Things do not typically work out that way, according to the panel discussion hosted by Councilmember Nick Licata and the Housing, Human Services, Health, and Culture Committee Monday evening at City Hall. Often, the wealthier benefit from new developments, while the burdens are left on the poor. Conversation during the special meeting surrounded the question, "Can we achieve social equity using smart growth?"
In 2004, 40 percent of housing in South Lake Union was unaffordable to people making under 80 percent of the area median income (about $45,000 per year for a single person). By 2009, after 1,600 new units were built in the neighborhood, the percentage of unaffordable housing jumped from 40 to 63 percent.
During a recession, when many building projects are on hold, could be a great time to make housing policy more equitable, the panelists suggested.
"This is a great time to institute new policies ahead of new growth," said Professor Dennis Keating, one of the panelists. For example, Link light rail is expected to bring transit-oriented development to the areas near each station. The challenge to the city and to each neighborhood is making sure those who live in those areas will be able to remain living there if property values increase.
Among those who attended the meeting, there was much support for finding a way to institute something like tax-increment financing (TIF) -- which is widely used in other states, but was declared unconstitutional in Washington in the 1990s. This would tax property near a new development for any increases in property value.
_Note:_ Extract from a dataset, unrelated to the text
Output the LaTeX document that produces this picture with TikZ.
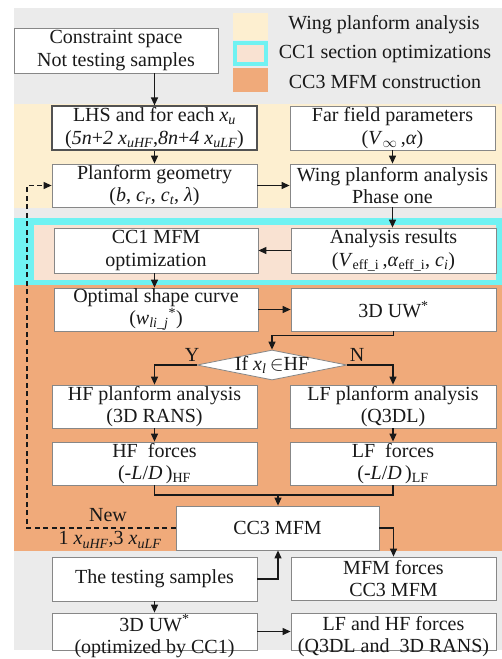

That money could then be put into affordable housing projects.
There was also support for at least a one-to-one replacement policy for whenever an affordable unit is torn down in a neighborhood, mandating that a new affordable unit is created to replace it.
Teaming up with developers from the start could help ease conflicts over affordable housing rules later, suggested panelist Connie Galambos Malloy from Urban Habitat in the San Francisco Bay Area.
"Builders just want to know what the rules are" from the start, she said, so they know what kind of project to bring to make a profit. Making an affordable housing policy before a project is under way could be easier than battling over a project once it has been designed or construction has started.